I will give a short introduction to generative diffusion models and present their performance compared to other generative models (including GANs). Moreover, I will present two additional works:
(i) Denoising Diffusion Gamma Models: Generative diffusion processes are an emerging and effective tool for image and speech generation. In the existing methods, the underlying noise distribution of the diffusion process is Gaussian noise. However, fitting distributions with more degrees of freedom could improve the performance of such generative models. In this work, we investigate other types of noise distribution for the diffusion process. Specifically, we introduce the Denoising Diffusion Gamma Model (DDGM) and show that noise from Gamma distribution provides improved results for image and speech generation. Our approach preserves the ability to efficiently sample state in the training diffusion process while using Gamma noise.

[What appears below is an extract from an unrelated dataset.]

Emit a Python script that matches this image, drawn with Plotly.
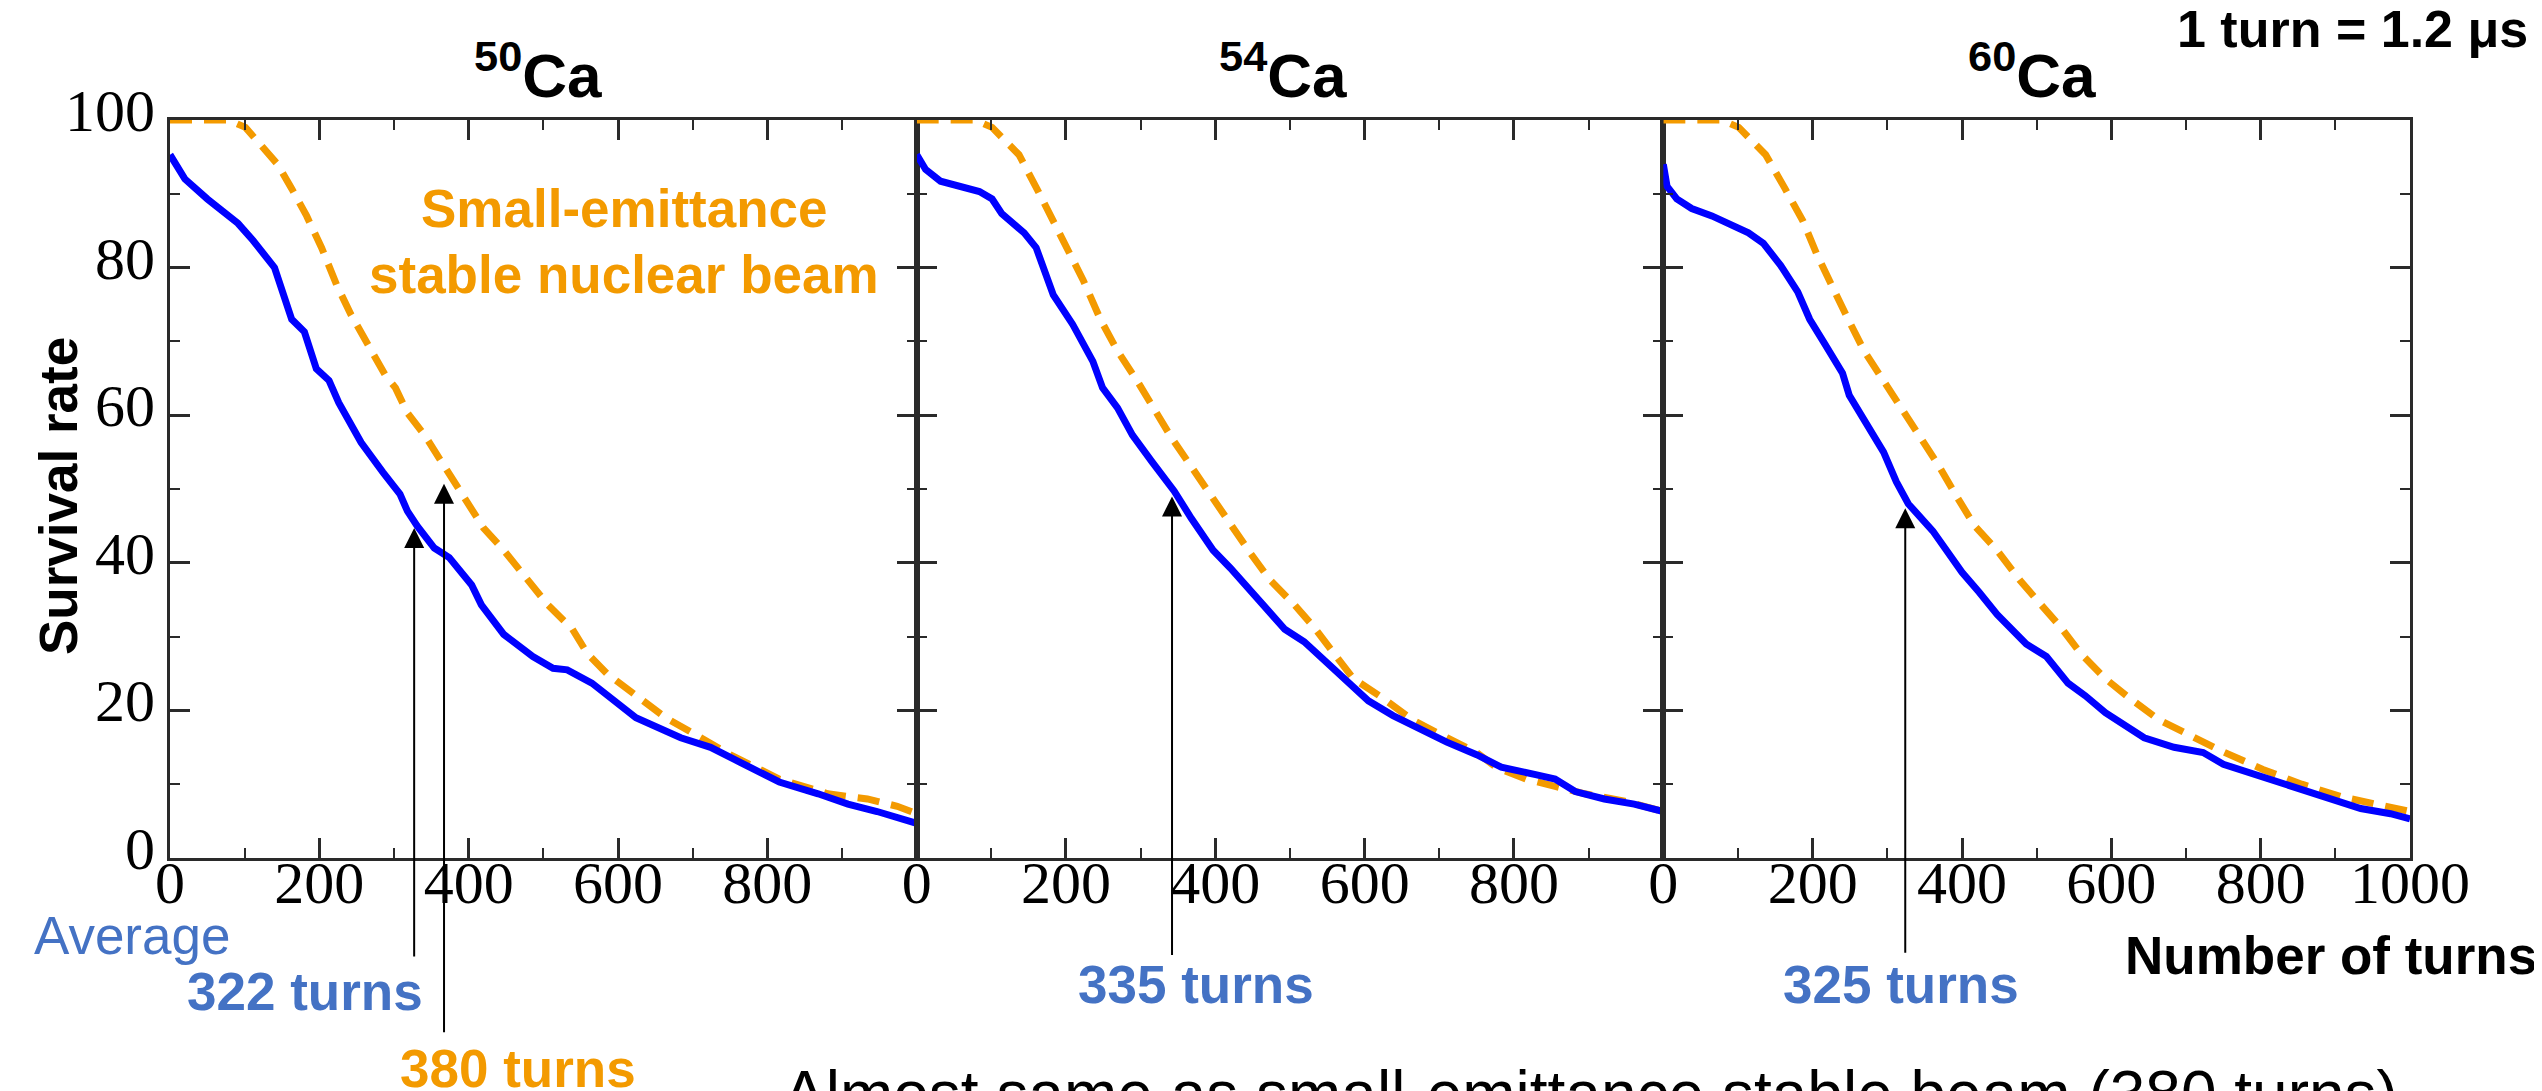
import plotly.graph_objects as go

# ---------------- data ----------------
panel_titles = ["<sup>50</sup>Ca", "<sup>54</sup>Ca", "<sup>60</sup>Ca"]

ca50_avg_x = [0, 20, 50, 91, 111, 140, 163, 180, 196, 213, 226, 256, 285, 308, 318, 331, 354, 374, 404, 417,
              447, 486, 513, 532, 565, 605, 624, 684, 724, 763, 816, 868, 908, 947, 1000]
ca50_avg_y = [95.3, 92, 89.3, 86, 83.7, 80, 73, 71.3, 66.3, 64.7, 61.7, 56.3, 52.3, 49.3, 47, 45, 42, 40.7, 37, 34.3,
              30.3, 27.3, 25.7, 25.5, 23.7, 20.7, 19, 16.3, 15, 13, 10.3, 8.7, 7.3, 6.3, 4.7]
ca50_stable_x = [0, 78, 101, 127, 144, 163, 183, 203, 223, 242, 262, 289, 302, 318, 341, 368, 391, 420, 447, 473,
                 506, 539, 559, 585, 624, 664, 704, 750, 816, 881, 934, 974, 1000]
ca50_stable_y = [100, 100, 99, 96, 94, 90.7, 87, 82.7, 77.7, 73.7, 70, 65.3, 63.7, 60.3, 57.3, 53, 49, 44.7, 41.7, 38.3,
                 34.3, 31, 27.7, 25, 22, 19, 16.7, 14, 10.7, 8.7, 8, 7, 6]

ca54_avg_x = [0, 12, 32, 58, 84, 101, 114, 144, 160, 183, 209, 236, 249, 269, 289, 315, 345, 368, 397, 420, 460,
              493, 519, 552, 578, 605, 638, 677, 710, 750, 783, 829, 855, 882, 921, 961, 1000]
ca54_avg_y = [95.3, 93.3, 91.7, 90.9, 90.3, 89.3, 87.3, 84.7, 82.7, 76.3, 72.3, 67.3, 63.7, 61, 57.3, 53.7, 49.7, 46,
              41.7, 39.3, 34.7, 31, 29.3, 26.3, 23.7, 21.3, 19.3, 17.3, 15.7, 14, 12.3, 11.3, 10.7, 9, 8, 7.3, 6.3]
ca54_stable_x = [0, 78, 101, 137, 163, 183, 203, 223, 246, 269, 295, 318, 341, 368, 394, 420, 447, 473, 506, 532,
                 559, 585, 624, 664, 710, 750, 776, 816, 855, 895, 948, 1000]
ca54_stable_y = [100, 100, 99, 95.3, 90.3, 86.3, 82.3, 78.3, 73, 68.7, 64.7, 60.7, 57, 53, 49, 45.3, 41.3, 37.7, 34.3,
                 31.3, 27.7, 24.3, 21.7, 18.7, 16.3, 14.3, 12.3, 10.7, 9.7, 8.7, 7.7, 6.3]

ca60_avg_x = [0, 5, 18, 38, 65, 91, 114, 134, 157, 180, 196, 216, 240, 249, 275, 295, 312, 328, 361, 400, 423, 447,
              486, 513, 542, 565, 592, 618, 644, 684, 723, 750, 803, 842, 895, 934, 974, 1000]
ca60_avg_y = [94, 91, 89.3, 88, 87, 85.7, 84.7, 83.3, 80.3, 76.7, 73, 69.7, 65.7, 62.7, 58.3, 55, 51, 48, 44.3, 38.7,
              36, 33, 29, 27.3, 23.7, 22, 19.7, 18, 16.3, 15, 14.3, 12.7, 11, 9.7, 8, 6.7, 6, 5.3]
ca60_stable_x = [0, 78, 101, 137, 163, 187, 206, 226, 246, 269, 295, 318, 341, 368, 391, 417, 447, 477, 506, 532,
                 559, 592, 624, 664, 704, 743, 803, 855, 908, 954, 1000]
ca60_stable_y = [100, 100, 99, 95.3, 90.7, 86.3, 81.7, 77.3, 73.3, 68.7, 64.7, 61, 57.3, 53.3, 49.3, 45, 41.7, 37.7,
                 34.3, 31.3, 27.7, 24.3, 21.7, 18.7, 16.7, 14.7, 12, 10, 8.3, 7.3, 6.3]

# arrows: panel index, x (turns), tip (survival rate)
arrow_panel = [0, 0, 1, 2]
arrow_x = [327, 367, 342, 324]
arrow_tip = [44.7, 50.7, 49.0, 47.4]

x_tickvals = [[0, 200, 400, 600, 800], [0, 200, 400, 600, 800], [0, 200, 400, 600, 800, 1000]]
y_tickvals = [0, 20, 40, 60, 80, 100]

# ---------------- styling ----------------
BLUE = "#0000FF"
ORANGE = "#F39A00"
TEXT_BLUE = "#4472C4"
AXIS = "#2a2a2a"
W, H = 2542, 1091
ML, MR, MT, MB = 162, 140, 112, 241
PW, PH = W - ML - MR, H - MT - MB


def px(xp):
    return (xp - ML) / PW


def py(yp):
    return (H - MB - yp) / PH


avg = [(ca50_avg_x, ca50_avg_y), (ca54_avg_x, ca54_avg_y), (ca60_avg_x, ca60_avg_y)]
stable = [(ca50_stable_x, ca50_stable_y), (ca54_stable_x, ca54_stable_y), (ca60_stable_x, ca60_stable_y)]

fig = go.Figure()
for i in range(3):
    xa = "x" if i == 0 else f"x{i+1}"
    ya = "y" if i == 0 else f"y{i+1}"
    fig.add_trace(go.Scatter(x=stable[i][0], y=stable[i][1], mode="lines", xaxis=xa, yaxis=ya,
                             line=dict(color=ORANGE, width=7, dash="22px,12px"), showlegend=False))
    fig.add_trace(go.Scatter(x=avg[i][0], y=avg[i][1], mode="lines", xaxis=xa, yaxis=ya,
                             line=dict(color=BLUE, width=7), showlegend=False))

tickfont = dict(family="Liberation Serif", size=60, color="black")
layout = dict(width=W, height=H, margin=dict(l=ML, r=MR, t=MT, b=MB),
              paper_bgcolor="white", plot_bgcolor="white", showlegend=False)
for i in range(3):
    xk = "xaxis" if i == 0 else f"xaxis{i+1}"
    yk = "yaxis" if i == 0 else f"yaxis{i+1}"
    anchor_y = "y" if i == 0 else f"y{i+1}"
    anchor_x = "x" if i == 0 else f"x{i+1}"
    layout[xk] = dict(domain=[i / 3, (i + 1) / 3], range=[0, 1000], anchor=anchor_y,
                      tickvals=x_tickvals[i], ticks="inside", ticklen=20, tickwidth=3, tickcolor=AXIS,
                      minor=dict(ticks="inside", ticklen=10, tickwidth=2, tickcolor=AXIS, dtick=100, tick0=0),
                      showline=True, linewidth=3, linecolor=AXIS, mirror="ticks", showgrid=False,
                      zeroline=False, tickfont=tickfont, ticklabelstandoff=-30)
    layout[yk] = dict(domain=[0, 1], range=[0, 100], anchor=anchor_x,
                      tickvals=y_tickvals, ticks="inside", ticklen=20, tickwidth=3, tickcolor=AXIS,
                      minor=dict(ticks="inside", ticklen=10, tickwidth=2, tickcolor=AXIS, dtick=10, tick0=0),
                      showline=True, linewidth=3, linecolor=AXIS, mirror="ticks", showgrid=False,
                      zeroline=False, tickfont=tickfont, showticklabels=(i == 0), ticklabelshift=-10)
fig.update_layout(**layout)

ann = []
sans = "Liberation Sans"
# panel titles
title_cx = [530, 1275, 2024]
for i in range(3):
    ann.append(dict(text=f"<b>{panel_titles[i]}</b>", x=px(title_cx[i]), y=py(104), xref="paper", yref="paper",
                    xanchor="center", yanchor="bottom", showarrow=False,
                    font=dict(family=sans, size=62, color="black")))
ann.append(dict(text="<b>1 turn = 1.2 μs</b>", x=px(2522), y=py(21), xref="paper", yref="paper",
                xanchor="right", yanchor="middle", showarrow=False, font=dict(family=sans, size=52, color="black")))
ann.append(dict(text="<b>Survival rate</b>", x=px(50), y=py(488), xref="paper", yref="paper", textangle=-90,
                xanchor="center", yanchor="middle", showarrow=False, font=dict(family=sans, size=53, color="black")))
ann.append(dict(text="<b>Small-emittance</b>", x=px(616), y=py(200), xref="paper", yref="paper",
                xanchor="center", yanchor="middle", showarrow=False, font=dict(family=sans, size=53, color=ORANGE)))
ann.append(dict(text="<b>stable nuclear beam</b>", x=px(616), y=py(266), xref="paper", yref="paper",
                xanchor="center", yanchor="middle", showarrow=False, font=dict(family=sans, size=53, color=ORANGE)))
ann.append(dict(text="<b>Number of turns</b>", x=px(2531), y=py(947), xref="paper", yref="paper",
                xanchor="right", yanchor="middle", showarrow=False, font=dict(family=sans, size=53, color="black")))
ann.append(dict(text="Average", x=px(24), y=py(927), xref="paper", yref="paper",
                xanchor="left", yanchor="middle", showarrow=False, font=dict(family=sans, size=53, color=TEXT_BLUE)))
turn_labels = [("322 turns", 297, 983, TEXT_BLUE), ("380 turns", 510, 1060, ORANGE),
               ("335 turns", 1188, 976, TEXT_BLUE), ("325 turns", 1893, 976, TEXT_BLUE)]
for t, cx, cy, col in turn_labels:
    ann.append(dict(text=f"<b>{t}</b>", x=px(cx), y=py(cy), xref="paper", yref="paper",
                    xanchor="center", yanchor="middle", showarrow=False, font=dict(family=sans, size=53, color=col)))
ann.append(dict(text="Almost same as small-emittance stable beam (380 turns)", x=px(773), y=py(1086),
                xref="paper", yref="paper", xanchor="left", yanchor="middle", showarrow=False,
                font=dict(family=sans, size=64, color="black")))

# arrows
arrow_tail_px = [430, 550, 460, 446]
for k in range(4):
    p = arrow_panel[k]
    xa = "x" if p == 0 else f"x{p+1}"
    ya = "y" if p == 0 else f"y{p+1}"
    ann.append(dict(text="", x=arrow_x[k], y=arrow_tip[k], xref=xa, yref=ya, ax=0, ay=arrow_tail_px[k],
                    showarrow=True, arrowhead=2, arrowsize=2, arrowwidth=2, arrowcolor="black", standoff=0))

fig.update_layout(annotations=ann)
fig.write_html("out.html")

(ii) Noise Estimation for Generative Diffusion Models: Generative diffusion models have emerged as leading models in speech and image generation. However, to perform well with a small number of denoising steps, a costly tuning of the set of noise parameters is needed. In this work, we present a simple and versatile learning scheme that can step-by-step adjust those noise parameters, for any given number of steps, while the previous work needs to retune for each number separately. Furthermore, without modifying the weights of the diffusion model, we can significantly improve the synthesis results, for a small number of steps. Our approach comes at a negligible computation cost.
Eliya Nachmani is a researcher at Facebook AI Research (FAIR) and a Ph.D. student at Tel-Aviv University. His research focuses on machine learning for speech processing and Information Theory.